21 July 2013

CLSA Greed & Fear - Loose cannons

CLSA Greed & Fear - Loose cannons 18-07-2013

·         Markets will doubtless continue to trade on every comment coming out of Fed governors and on every US data point. GREED & fearcontinues to believe there will be more of a normalisation scare over the American and European summer.
·         The potential for market nervousness has been further increased by press reports last week that former Treasury Secretary Lawrence Summers is lobbying hard to replace Billyboy Ben when his term expires on 31 January. The lack of certainty over who will replace Bernanke has created added uncertainty to increase the already significant neurosis over “tapering off”.
·         Many are arguing that the neurosis over “tapering off” is overdone even if tapering begins. First, the Fed will only be reducing the amount of securities it buys, not liquidating existing holdings. Second, the whole process will be done extremely incrementally.
·         Still in GREED & fear’s view the market reaction to the first hint of tapering highlights the potential for market dislocation from any attempt to exit though the fallout is likely to be much greater in the emerging market debt space than in, say, US equities. The outstanding amount of emerging market debt issuance has grown considerably in recent years.
·         As for the timing of any theoretical rate hike, Bernanke’s testimony before Congress on Wednesday confirmed that the Fed will net out any effect on the employment data stemming from Americans leaving the workforce.
·         If the prospect of “tapering off” and a resulting stronger US dollar represents one continuing threat to Asia and emerging markets, slowing China growth is obviously another.

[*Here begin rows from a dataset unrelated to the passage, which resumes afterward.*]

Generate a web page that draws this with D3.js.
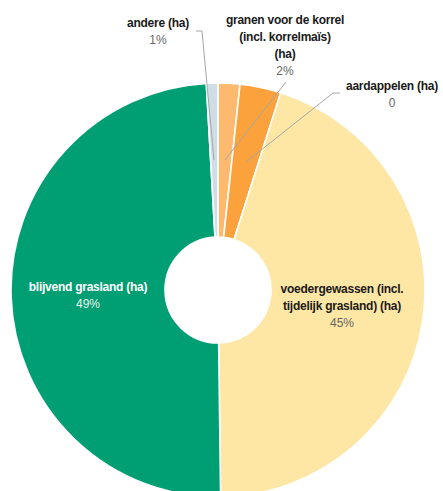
<!DOCTYPE html>
<html><head><meta charset="utf-8">
<script src="https://cdn.jsdelivr.net/npm/d3@7/dist/d3.min.js"></script>
<style>
body{margin:0;background:#fff;}
svg{display:block;font-family:"Liberation Sans",Arial,sans-serif;}
</style></head>
<body>
<svg id="chart" width="443" height="491"></svg>
<script>
// Data
const categories = [
  "granen voor de korrel (incl. korrelmaïs) (ha)",
  "aardappelen (ha)",
  "voedergewassen (incl. tijdelijk grasland) (ha)",
  "blijvend grasland (ha)",
  "andere (ha)"
];
const shares = [1.7, 3.2, 44.9, 49.3, 0.9];
const valueLabels = ["2%", "0", "45%", "49%", "1%"];
const nameLines = [
  ["granen voor de korrel", "(incl. korrelmaïs)", "(ha)"],
  ["aardappelen (ha)"],
  ["voedergewassen (incl.", "tijdelijk grasland) (ha)"],
  ["blijvend grasland (ha)"],
  ["andere (ha)"]
];
const colors = ["#FDBA6E", "#FBA23C", "#FEE6A5", "#009E73", "#CFDEE6"];

// Layout
const cx = 218, cy = 290, rOuter = 207, rInner = 53;
const labelLayout = [
  {x: 285, y: 24, nameFill: "#1a1a1a", valFill: "#666", leader: [[286, 82], [225, 160]]},
  {x: 392, y: 90, nameFill: "#1a1a1a", valFill: "#666", leader: [[340, 93], [333, 93], [246, 162]]},
  {x: 342, y: 293, nameFill: "#1a1a1a", valFill: "#666"},
  {x: 88, y: 291, nameFill: "#ffffff", valFill: "#e8f4ef"},
  {x: 158, y: 27, nameFill: "#1a1a1a", valFill: "#666", leader: [[196, 31], [202, 31], [214, 160]]}
];
const lineH = 17;

const svg = d3.select("#chart");
const g = svg.append("g").attr("transform", `translate(${cx},${cy})`);

const pie = d3.pie().sort(null).value(d => d).startAngle(0).endAngle(2 * Math.PI);
const arcs = pie(shares);
const arc = d3.arc().innerRadius(rInner).outerRadius(rOuter);

g.selectAll("path.slice").data(arcs).enter().append("path")
  .attr("class", "slice")
  .attr("d", arc)
  .attr("fill", (d, i) => colors[i])
  .attr("stroke", "#fff")
  .attr("stroke-width", 1.6);

// leader lines
const line = d3.line();
labelLayout.forEach((L, i) => {
  if (L.leader) {
    svg.append("path").attr("d", line(L.leader))
      .attr("fill", "none").attr("stroke", "#A6A6A6").attr("stroke-width", 1);
  }
});

// labels
labelLayout.forEach((L, i) => {
  const t = svg.append("text").attr("text-anchor", "middle").attr("font-size", 12);
  nameLines[i].forEach((s, k) => {
    t.append("tspan").attr("x", L.x).attr("y", L.y + k * lineH)
      .attr("font-weight", "bold").attr("fill", L.nameFill)
      .attr("letter-spacing", "-0.25").text(s);
  });
  t.append("tspan").attr("x", L.x).attr("y", L.y + nameLines[i].length * lineH)
    .attr("fill", L.valFill).text(valueLabels[i]);
});
</script>
</body></html>
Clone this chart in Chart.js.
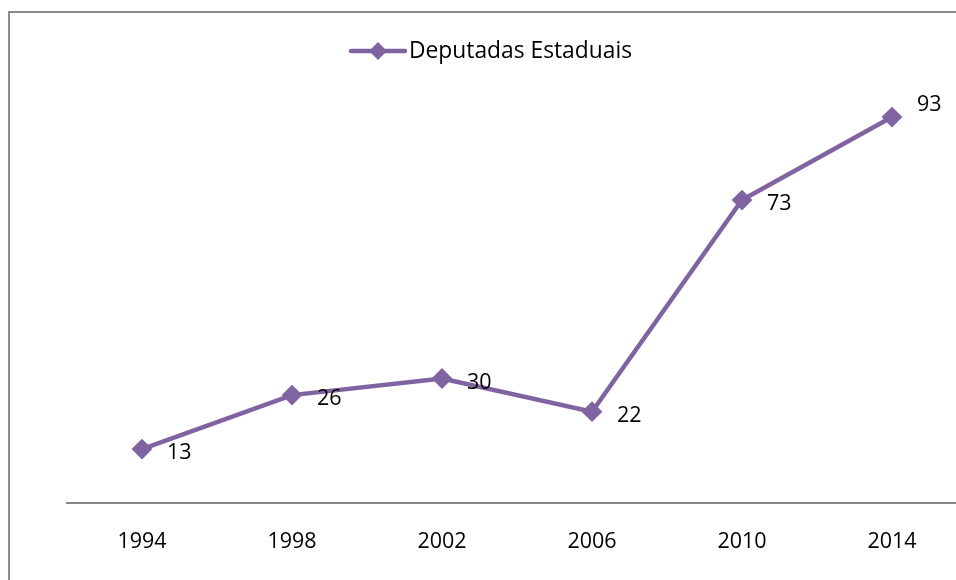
<!DOCTYPE html>
<html>
<head>
<meta charset="utf-8">
<script src="https://cdn.jsdelivr.net/npm/chart.js@4"></script>
<style>
  html, body { margin: 0; padding: 0; overflow: hidden; background: #fff; }
  #frame { position: absolute; left: 8px; top: 11px; width: 2000px; height: 2000px;
           border-left: 2px solid #8c8c8c; border-top: 2px solid #8c8c8c; }
  #wrap { position: absolute; left: 0; top: 0; width: 1000px; height: 620px; }
</style>
</head>
<body>
<div id="frame"></div>
<div id="wrap"><canvas id="myChart" width="1000" height="620"></canvas></div>
<script>
const years = ["1994", "1998", "2002", "2006", "2010", "2014"];
const deputadas = [13, 26, 30, 22, 73, 93];
const seriesName = "Deputadas Estaduais";

const purple = "#8064a2";
const font = "'Open Sans'";

// rótulos de dados à direita de cada ponto (último acima)
const pointLabels = {
  id: "pointLabels",
  afterDatasetsDraw(chart) {
    const ctx = chart.ctx;
    const meta = chart.getDatasetMeta(0);
    ctx.save();
    ctx.font = `21.5px ${font}`;
    ctx.fillStyle = "#000";
    ctx.textAlign = "left";
    ctx.textBaseline = "middle";
    meta.data.forEach((pt, i) => {
      const last = i === meta.data.length - 1;
      ctx.fillText(String(deputadas[i]), pt.x + 25, last ? pt.y - 12 : pt.y + 4);
    });
    ctx.restore();
  },
};

// legenda no estilo Excel: linha com losango
const lineLegend = {
  id: "lineLegend",
  afterDraw(chart) {
    const ctx = chart.ctx;
    const y = 51;
    ctx.save();
    ctx.strokeStyle = purple;
    ctx.lineWidth = 4.5;
    ctx.lineCap = "round";
    ctx.beginPath();
    ctx.moveTo(351, y);
    ctx.lineTo(405, y);
    ctx.stroke();
    ctx.fillStyle = purple;
    ctx.beginPath();
    ctx.moveTo(378, y - 9);
    ctx.lineTo(387, y);
    ctx.lineTo(378, y + 9);
    ctx.lineTo(369, y);
    ctx.closePath();
    ctx.fill();
    ctx.fillStyle = "#000";
    ctx.font = `22.8px ${font}`;
    ctx.textBaseline = "middle";
    ctx.fillText(seriesName, 409, y + 1);
    ctx.restore();
  },
};

const ctx = document.getElementById("myChart").getContext("2d");
const myChart = new Chart(ctx, {
  type: "line",
  data: {
    labels: years,
    datasets: [
      {
        label: seriesName,
        data: deputadas,
        borderColor: purple,
        backgroundColor: purple,
        borderWidth: 4.5,
        pointStyle: "rectRot",
        pointRadius: 9,
        pointBorderWidth: 2,
        pointBorderColor: purple,
        pointBackgroundColor: purple,
        tension: 0,
      },
    ],
  },
  options: {
    responsive: false,
    animation: false,
    layout: { padding: { left: 67, right: 33, top: 88, bottom: 57 } },
    plugins: { legend: { display: false }, tooltip: { enabled: false } },
    scales: {
      y: { display: false, min: 0, max: 100 },
      x: {
        offset: true,
        grid: { display: false, drawTicks: false },
        border: { display: true, color: "#868686", width: 2 },
        ticks: { color: "#000", font: { family: font, size: 21.5 }, padding: 26 },
        afterFit(scale) { scale.height = 60; },
      },
    },
  },
  plugins: [pointLabels, lineLegend],
});
</script>
</body>
</html>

The latest data from China indicates continuing slowing growth if not a collapse with the slowing trend extending to the all-important credit data.
·         The comment by Chinese Finance Minister Lou Jiwei last week that a real GDP growth rate of 6.5% was now acceptable is a sign that the new China leadership is more focused on real restructuring than its predecessor. Still the pressure to ease up from the various vested interests will be immense so GREED & fear will take nothing for granted in terms of a potential move back to stimulus.

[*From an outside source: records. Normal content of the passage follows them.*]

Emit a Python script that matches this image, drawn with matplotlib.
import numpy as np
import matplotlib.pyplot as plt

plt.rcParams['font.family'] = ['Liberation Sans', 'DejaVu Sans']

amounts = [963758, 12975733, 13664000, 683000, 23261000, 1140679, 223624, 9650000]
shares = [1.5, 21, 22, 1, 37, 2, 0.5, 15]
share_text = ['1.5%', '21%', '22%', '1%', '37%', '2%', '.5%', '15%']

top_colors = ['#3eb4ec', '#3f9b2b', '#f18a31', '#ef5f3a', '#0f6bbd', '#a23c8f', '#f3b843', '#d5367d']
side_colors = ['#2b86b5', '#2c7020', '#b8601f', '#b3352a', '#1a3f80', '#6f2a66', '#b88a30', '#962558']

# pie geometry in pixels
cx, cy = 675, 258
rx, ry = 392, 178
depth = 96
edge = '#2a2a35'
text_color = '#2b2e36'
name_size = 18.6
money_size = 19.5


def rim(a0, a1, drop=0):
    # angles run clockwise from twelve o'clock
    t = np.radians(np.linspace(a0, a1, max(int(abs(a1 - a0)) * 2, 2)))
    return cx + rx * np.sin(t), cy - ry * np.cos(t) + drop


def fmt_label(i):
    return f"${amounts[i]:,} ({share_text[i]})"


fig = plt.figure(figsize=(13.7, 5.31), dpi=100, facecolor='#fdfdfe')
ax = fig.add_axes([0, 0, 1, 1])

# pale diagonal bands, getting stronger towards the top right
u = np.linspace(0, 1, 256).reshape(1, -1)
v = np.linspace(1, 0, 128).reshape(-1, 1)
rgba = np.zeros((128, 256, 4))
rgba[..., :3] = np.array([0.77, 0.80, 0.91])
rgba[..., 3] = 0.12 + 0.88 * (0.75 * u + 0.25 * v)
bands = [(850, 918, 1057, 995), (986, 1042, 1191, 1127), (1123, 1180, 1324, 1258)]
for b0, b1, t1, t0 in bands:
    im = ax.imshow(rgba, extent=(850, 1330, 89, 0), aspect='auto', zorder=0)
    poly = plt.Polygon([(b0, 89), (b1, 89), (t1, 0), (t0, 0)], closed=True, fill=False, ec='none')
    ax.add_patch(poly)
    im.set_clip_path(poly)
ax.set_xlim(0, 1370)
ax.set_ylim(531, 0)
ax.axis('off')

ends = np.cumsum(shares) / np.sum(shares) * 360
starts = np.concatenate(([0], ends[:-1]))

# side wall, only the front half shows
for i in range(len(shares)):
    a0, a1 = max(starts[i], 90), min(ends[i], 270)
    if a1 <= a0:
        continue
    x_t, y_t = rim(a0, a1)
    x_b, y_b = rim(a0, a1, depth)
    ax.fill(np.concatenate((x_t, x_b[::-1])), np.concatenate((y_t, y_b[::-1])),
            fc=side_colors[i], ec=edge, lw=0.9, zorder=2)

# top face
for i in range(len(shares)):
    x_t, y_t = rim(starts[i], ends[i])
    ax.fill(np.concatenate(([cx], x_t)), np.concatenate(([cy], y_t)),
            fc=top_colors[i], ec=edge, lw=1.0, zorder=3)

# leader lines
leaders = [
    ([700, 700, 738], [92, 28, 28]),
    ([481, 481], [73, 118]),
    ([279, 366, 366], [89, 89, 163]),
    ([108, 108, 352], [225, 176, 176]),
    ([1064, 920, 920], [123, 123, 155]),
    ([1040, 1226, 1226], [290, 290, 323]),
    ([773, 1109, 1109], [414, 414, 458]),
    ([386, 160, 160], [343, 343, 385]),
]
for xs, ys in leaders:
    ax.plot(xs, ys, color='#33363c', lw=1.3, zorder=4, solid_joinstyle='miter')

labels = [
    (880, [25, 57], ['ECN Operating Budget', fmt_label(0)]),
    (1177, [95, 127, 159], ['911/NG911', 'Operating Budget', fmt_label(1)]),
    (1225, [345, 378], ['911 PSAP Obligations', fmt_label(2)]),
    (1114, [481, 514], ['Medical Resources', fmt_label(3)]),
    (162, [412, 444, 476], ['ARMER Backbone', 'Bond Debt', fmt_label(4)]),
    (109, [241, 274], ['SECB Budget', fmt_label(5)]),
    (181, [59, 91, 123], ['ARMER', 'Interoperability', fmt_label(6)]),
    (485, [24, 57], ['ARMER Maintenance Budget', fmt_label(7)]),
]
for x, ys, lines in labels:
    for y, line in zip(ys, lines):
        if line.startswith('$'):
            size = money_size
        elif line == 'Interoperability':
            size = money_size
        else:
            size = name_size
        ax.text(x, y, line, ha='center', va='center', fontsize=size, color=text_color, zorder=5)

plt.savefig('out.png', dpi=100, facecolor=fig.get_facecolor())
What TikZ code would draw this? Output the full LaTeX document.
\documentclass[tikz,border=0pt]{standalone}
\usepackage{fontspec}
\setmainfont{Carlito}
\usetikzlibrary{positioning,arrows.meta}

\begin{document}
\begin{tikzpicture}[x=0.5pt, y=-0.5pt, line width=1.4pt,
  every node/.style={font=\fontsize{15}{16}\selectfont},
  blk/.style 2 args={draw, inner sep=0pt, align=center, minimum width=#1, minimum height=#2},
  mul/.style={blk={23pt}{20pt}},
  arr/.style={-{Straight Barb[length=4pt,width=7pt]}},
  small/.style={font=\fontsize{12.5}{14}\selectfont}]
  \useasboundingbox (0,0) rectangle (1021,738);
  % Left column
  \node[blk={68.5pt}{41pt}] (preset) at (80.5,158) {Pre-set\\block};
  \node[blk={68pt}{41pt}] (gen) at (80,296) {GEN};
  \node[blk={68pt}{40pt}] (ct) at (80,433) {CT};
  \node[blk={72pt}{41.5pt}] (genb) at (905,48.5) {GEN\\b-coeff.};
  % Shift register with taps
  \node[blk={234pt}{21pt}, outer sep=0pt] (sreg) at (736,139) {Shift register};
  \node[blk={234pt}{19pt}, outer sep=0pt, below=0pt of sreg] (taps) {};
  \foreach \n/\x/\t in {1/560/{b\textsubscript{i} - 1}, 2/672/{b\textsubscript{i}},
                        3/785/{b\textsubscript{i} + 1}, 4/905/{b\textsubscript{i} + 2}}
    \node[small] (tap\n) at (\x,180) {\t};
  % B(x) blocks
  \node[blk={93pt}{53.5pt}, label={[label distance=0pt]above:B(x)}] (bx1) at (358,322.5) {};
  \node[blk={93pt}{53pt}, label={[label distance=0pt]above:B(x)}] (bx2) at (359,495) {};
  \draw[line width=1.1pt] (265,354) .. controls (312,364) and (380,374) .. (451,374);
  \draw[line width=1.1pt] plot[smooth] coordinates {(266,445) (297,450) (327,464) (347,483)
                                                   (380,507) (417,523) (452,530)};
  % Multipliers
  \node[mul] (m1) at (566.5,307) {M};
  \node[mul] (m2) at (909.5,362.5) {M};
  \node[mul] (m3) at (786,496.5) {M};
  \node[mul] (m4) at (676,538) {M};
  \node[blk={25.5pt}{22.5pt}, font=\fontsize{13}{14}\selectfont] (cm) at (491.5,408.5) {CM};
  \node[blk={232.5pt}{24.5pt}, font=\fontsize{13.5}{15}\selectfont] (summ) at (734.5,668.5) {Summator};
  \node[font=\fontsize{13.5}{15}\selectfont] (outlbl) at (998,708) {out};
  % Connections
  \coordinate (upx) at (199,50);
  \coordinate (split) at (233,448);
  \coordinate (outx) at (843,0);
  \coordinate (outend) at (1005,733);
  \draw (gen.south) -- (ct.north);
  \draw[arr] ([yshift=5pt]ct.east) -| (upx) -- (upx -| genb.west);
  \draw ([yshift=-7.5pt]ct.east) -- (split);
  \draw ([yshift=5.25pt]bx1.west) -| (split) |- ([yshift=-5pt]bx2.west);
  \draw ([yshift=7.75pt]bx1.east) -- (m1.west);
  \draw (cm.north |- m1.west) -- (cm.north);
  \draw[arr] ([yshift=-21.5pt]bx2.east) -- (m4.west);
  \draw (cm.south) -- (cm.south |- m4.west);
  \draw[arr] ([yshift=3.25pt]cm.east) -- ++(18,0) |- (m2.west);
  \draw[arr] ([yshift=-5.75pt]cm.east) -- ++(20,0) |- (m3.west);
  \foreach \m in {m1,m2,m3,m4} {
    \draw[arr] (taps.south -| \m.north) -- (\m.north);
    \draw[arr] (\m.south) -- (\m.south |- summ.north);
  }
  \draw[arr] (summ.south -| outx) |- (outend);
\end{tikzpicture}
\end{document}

·         Pressure to ease in China will grow, via a cut in the reserve requirement ratio, if capital continues to flow out. China certainly has the room to cut the reserve requirement ratio.
·         There is a growing argument for a depreciation of the renminbi given the substantial appreciation of the real effective exchange rate in recent years. A managed depreciation has certainly become a distinct possibility, even if China has not yet reached the stage where it would be prepared to announce a one-off large depreciation of the currency as happened in early 1994, a move which would certainly put pressure on Asean.
·         There is growing noise about the new China leadership moving faster to liberalise the capital account. If this is really the case, andGREED & fear is highly sceptical because of the control-freak instincts of the PRC leadership, then it would be very risky. This is because it is dangerous to deregulate fully and open a capital account when there is a pre-existing problem in a banking system. GREED & fear’s base case is that further opening moves will be very limited.